Last Sunday I was a donkey
My knees are still sore from circling our auditorium on all fours with a Jesus-like little girl on my back. Yes, for our Palm Sunday I was the one Jesus had chosen to ride as he came back to Jerusalem. [Complete with a tail, and white/pink ears…seems it is harder to shop for the ears of a donkey than those of a bunny this time of year].
Louise and I started the children’s story by reminding the little ones that the people were hoping for their King’s return on a war horse, but that Jesus declined the speed and power of a war horse, in favour of the slow and lowly donkey. “Jesus”, we told them, “knew there were people back in Jerusalem that wanted to harm him…and still he chose to walk toward them on a defenceless donkey.”
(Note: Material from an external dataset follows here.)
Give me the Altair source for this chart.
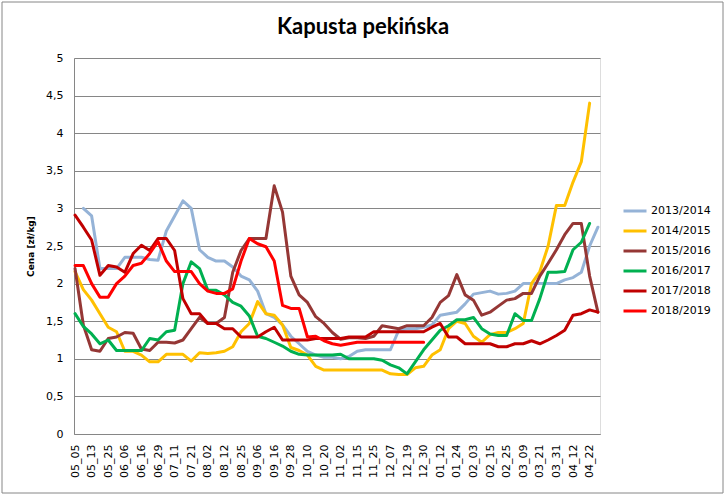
import altair as alt
import pandas as pd

# x-axis category labels (one label every 8 data points)
labels = ["05_05", "05_13", "05_25", "06_06", "06_16", "06_29", "07_11", "07_21",
          "08_02", "08_12", "08_25", "09_06", "09_16", "09_28", "10_10", "10_20",
          "11_02", "11_15", "11_25", "12_07", "12_19", "12_30", "01_12", "01_24",
          "02_03", "02_15", "02_25", "03_09", "03_21", "03_31", "04_12", "04_22"]

seasons = ["2013/2014", "2014/2015", "2015/2016", "2016/2017", "2017/2018", "2018/2019"]
colors = ["#95B3D7", "#FFC000", "#953735", "#00B050", "#C00000", "#FF0000"]

# prices sampled every 4 data points (half a label interval)
s2013 = [None, 3.0, 2.9, 2.2, 2.2, 2.2, 2.35, 2.35, 2.35, 2.32, 2.31, 2.7, 2.9, 3.1, 3.0, 2.45,
         2.35, 2.3, 2.3, 2.22, 2.1, 2.05, 1.9, 1.6, 1.55, 1.45, 1.3, 1.2, 1.1, 1.05, 1.02, 1.02,
         1.0, 1.03, 1.1, 1.12, 1.12, 1.12, 1.12, 1.38, 1.4, 1.4, 1.42, 1.45, 1.58, 1.6, 1.62, 1.73,
         1.86, 1.88, 1.9, 1.86, 1.87, 1.9, 2.0, 2.0, 2.0, 2.0, 2.0, 2.05, 2.08, 2.15, 2.5, 2.75]
s2014 = [2.16, 1.92, 1.78, 1.6, 1.42, 1.36, 1.1, 1.1, 1.05, 0.96, 0.96, 1.06, 1.06, 1.06, 0.97, 1.08,
         1.07, 1.08, 1.1, 1.16, 1.36, 1.47, 1.76, 1.6, 1.58, 1.45, 1.15, 1.11, 1.05, 0.9, 0.85, 0.85,
         0.85, 0.85, 0.85, 0.85, 0.85, 0.85, 0.8, 0.79, 0.79, 0.88, 0.9, 1.05, 1.12, 1.4, 1.5, 1.47,
         1.3, 1.22, 1.32, 1.35, 1.35, 1.4, 1.47, 2.0, 2.16, 2.5, 3.04, 3.04, 3.35, 3.62, 4.4, None]
s2015 = [2.2, 1.45, 1.12, 1.1, 1.27, 1.29, 1.35, 1.34, 1.13, 1.11, 1.22, 1.22, 1.21, 1.25, 1.4, 1.55,
         1.47, 1.47, 1.55, 2.15, 2.44, 2.6, 2.6, 2.6, 3.3, 2.95, 2.1, 1.85, 1.75, 1.56, 1.47, 1.35,
         1.26, 1.28, 1.28, 1.27, 1.3, 1.44, 1.42, 1.4, 1.44, 1.44, 1.44, 1.55, 1.75, 1.84, 2.12, 1.85,
         1.78, 1.58, 1.62, 1.7, 1.78, 1.8, 1.87, 1.87, 2.1, 2.27, 2.45, 2.65, 2.8, 2.8, 2.1, 1.62]
s2016 = [1.6, 1.43, 1.33, 1.2, 1.25, 1.11, 1.11, 1.11, 1.11, 1.27, 1.25, 1.36, 1.38, 2.0, 2.29, 2.2,
         1.91, 1.91, 1.85, 1.75, 1.7, 1.57, 1.3, 1.27, 1.22, 1.17, 1.1, 1.06, 1.05, 1.05, 1.05, 1.05,
         1.06, 1.0, 1.0, 1.0, 1.0, 0.98, 0.92, 0.88, 0.8, 0.96, 1.12, 1.25, 1.38, 1.44, 1.52, 1.52,
         1.55, 1.4, 1.33, 1.31, 1.31, 1.6, 1.51, 1.51, 1.8, 2.15, 2.15, 2.16, 2.45, 2.55, 2.8, None]
s2017 = [2.91, 2.75, 2.58, 2.11, 2.24, 2.22, 2.15, 2.4, 2.51, 2.44, 2.6, 2.6, 2.44, 1.8, 1.6, 1.6,
         1.47, 1.47, 1.4, 1.4, 1.29, 1.29, 1.29, 1.36, 1.42, 1.25, 1.25, 1.25, 1.25, 1.27, 1.27, 1.27,
         1.27, 1.29, 1.29, 1.29, 1.36, 1.36, 1.36, 1.36, 1.36, 1.36, 1.36, 1.42, 1.47, 1.29, 1.29, 1.2,
         1.2, 1.2, 1.2, 1.16, 1.16, 1.2, 1.2, 1.24, 1.2, 1.25, 1.31, 1.38, 1.58, 1.6, 1.65, 1.62]
s2018 = [2.24, 2.24, 2.0, 1.82, 1.82, 2.0, 2.1, 2.24, 2.27, 2.4, 2.56, 2.3, 2.16, 2.16, 2.16, 2.0,
         1.9, 1.87, 1.87, 1.93, 2.3, 2.6, 2.53, 2.49, 2.3, 1.71, 1.67, 1.67, 1.29, 1.3, 1.24, 1.2,
         1.18, 1.2, 1.22, 1.22, 1.22, 1.22, 1.22, 1.22, 1.22, 1.22, 1.22]

series = [s2013, s2014, s2015, s2016, s2017, s2018]
STEP = 4

rows = []
for i, (name, vals) in enumerate(zip(seasons, series)):
    for k, v in enumerate(vals):
        if v is not None:
            rows.append({"idx": k * STEP, "season": name, "price": v, "s": i})
df = pd.DataFrame(rows)

label_expr = "[" + ",".join("'%s'" % l for l in labels) + "][round(datum.value/8)]"
FONT = "DejaVu Sans"
GRAY = "#868686"

lines = alt.Chart(df).mark_line(strokeWidth=3, strokeJoin="round", strokeCap="round").encode(
    x=alt.X("idx:Q",
            scale=alt.Scale(domain=[-0.5, 253], nice=False, zero=False),
            axis=alt.Axis(values=list(range(0, 8 * len(labels), 8)), labelExpr=label_expr,
                          labelAngle=-90, title=None, grid=False, ticks=False, tickSize=0,
                          domainColor=GRAY, labelFont=FONT, labelFontSize=11,
                          labelColor="#000000", labelPadding=10)),
    y=alt.Y("price:Q",
            scale=alt.Scale(domain=[0, 5], nice=False),
            axis=alt.Axis(values=[i * 0.5 for i in range(11)],
                          labelExpr="replace(toString(datum.value), '.', ',')",
                          title="Cena [zł/kg]", titleFont=FONT, titleFontSize=9,
                          titleFontWeight="bold", titleColor="#000000",
                          titleX=-44, titleY=188, titleBaseline="middle",
                          grid=True, gridColor=GRAY, gridWidth=1, ticks=False, tickSize=0,
                          domainColor=GRAY, labelFont=FONT, labelFontSize=11,
                          labelColor="#000000", labelPadding=11)),
    color=alt.Color("season:N",
                    scale=alt.Scale(domain=seasons, range=colors),
                    legend=alt.Legend(title=None, orient="none", legendX=548, legendY=140,
                                      symbolType="stroke", symbolSize=529, symbolStrokeWidth=3,
                                      labelFont=FONT, labelFontSize=11, labelColor="#000000",
                                      rowPadding=1, labelOffset=3, padding=0)),
    order=alt.Order("idx:Q"),
)

frame = alt.Chart(pd.DataFrame({"a": [0]})).mark_rect(
    fill="white", fillOpacity=0, stroke=GRAY, strokeWidth=1
).encode(x=alt.value(-72), x2=alt.value(649), y=alt.value(-56), y2=alt.value(435))

chart = alt.layer(frame, lines).properties(
    width=526, height=376,
    padding={"left": 74, "top": 58, "right": 125, "bottom": 65},
    autosize=alt.AutoSizeParams(type="none"),
    title=alt.TitleParams("Kapusta pekińska", font="Lato", fontSize=22, fontWeight="bold",
                          color="#000000", anchor="middle", frame="group", dx=26,
                          offset=-54, baseline="alphabetic"),
).configure_view(stroke=None).configure(background="white")

chart.save("out.html", embed_options={"renderer": "svg", "actions": False})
With the story over I was back at my seat and supposed to be singing another verse of “Hosanna”, but my mind wandered to the Peter Mansbridge article about the Vimy Ridge centennial I had read that morning. I had almost wept as I read how his grandfather was one of the “lucky ones”; unlike over 3,500 other soldiers, Henry Mansbridge recovered from his sniper wounds, going on to marry his nurse and found the Mansbridge family in Canada. The article was, like much Canadian celebration of military victory, subdued; focussed more on remembering sacrificial deaths than gloating over a great conquest.
Our cautious Vimy centennial stands in some contrast to the near global glee over last week’s US cruise missile attack on the Syrian airfield. Yes Canada applauded too, but many Canadians genuinely want to believe that violence is neither redemptive, nor peacebuilding. We generally “get” that lasting peace is hammered out at the negotiation table, not on the battlefield. But we Canadians still cannot quite choose the donkey over the war horse.
So even here in peaceable Canada, someone has to keep showing up on the donkey. Some voice, even if still and small, needs to keep calling for non-violence in the face of all the world’s sabres and lances. That is our job as Anabaptist Christians and as MCC. One of our gifts to society is to keep calling for non-violent responses to conflict.
Yes we will be labelled impractical, idealistic, and even irresponsible. So was Jesus. You can be sure lots of those people in the crowd were chastising him for not leading an army into Jerusalem to throw off the oppressive yoke of the Romans. And certainly it was not immediately obvious that what Jesus brought was far stronger than any mounted battalion.
Of course we cannot pretend that we have a neat, non-violent recipe for peace in Syria. Yet humbly we call for the donkey not the steed. And it is not as though MCC and its partners are unengaged there! We are active in grass roots peacebuilding from popular theatre groups enacting new ways to live together without violence, to school-based peace trainings making it less likely that this generation will choose violence as the route to resolution of conflict. So our voice is neither still, nor terribly small.
As Anabaptist Christians we have a real and present opportunity to follow the Jesus who chose a donkey, to follow even as he rides that unarmed donkey down the main street. Like Jesus, we know that at the end of the street is the cross. And beyond that the resurrection; the holy pronouncement that life conquers crucifixion. That is our Easter hope. That is why we can and must, choose the donkey.
Our prayer at MCC is that as your ministry we can help provide the tools of peace that our hope needs.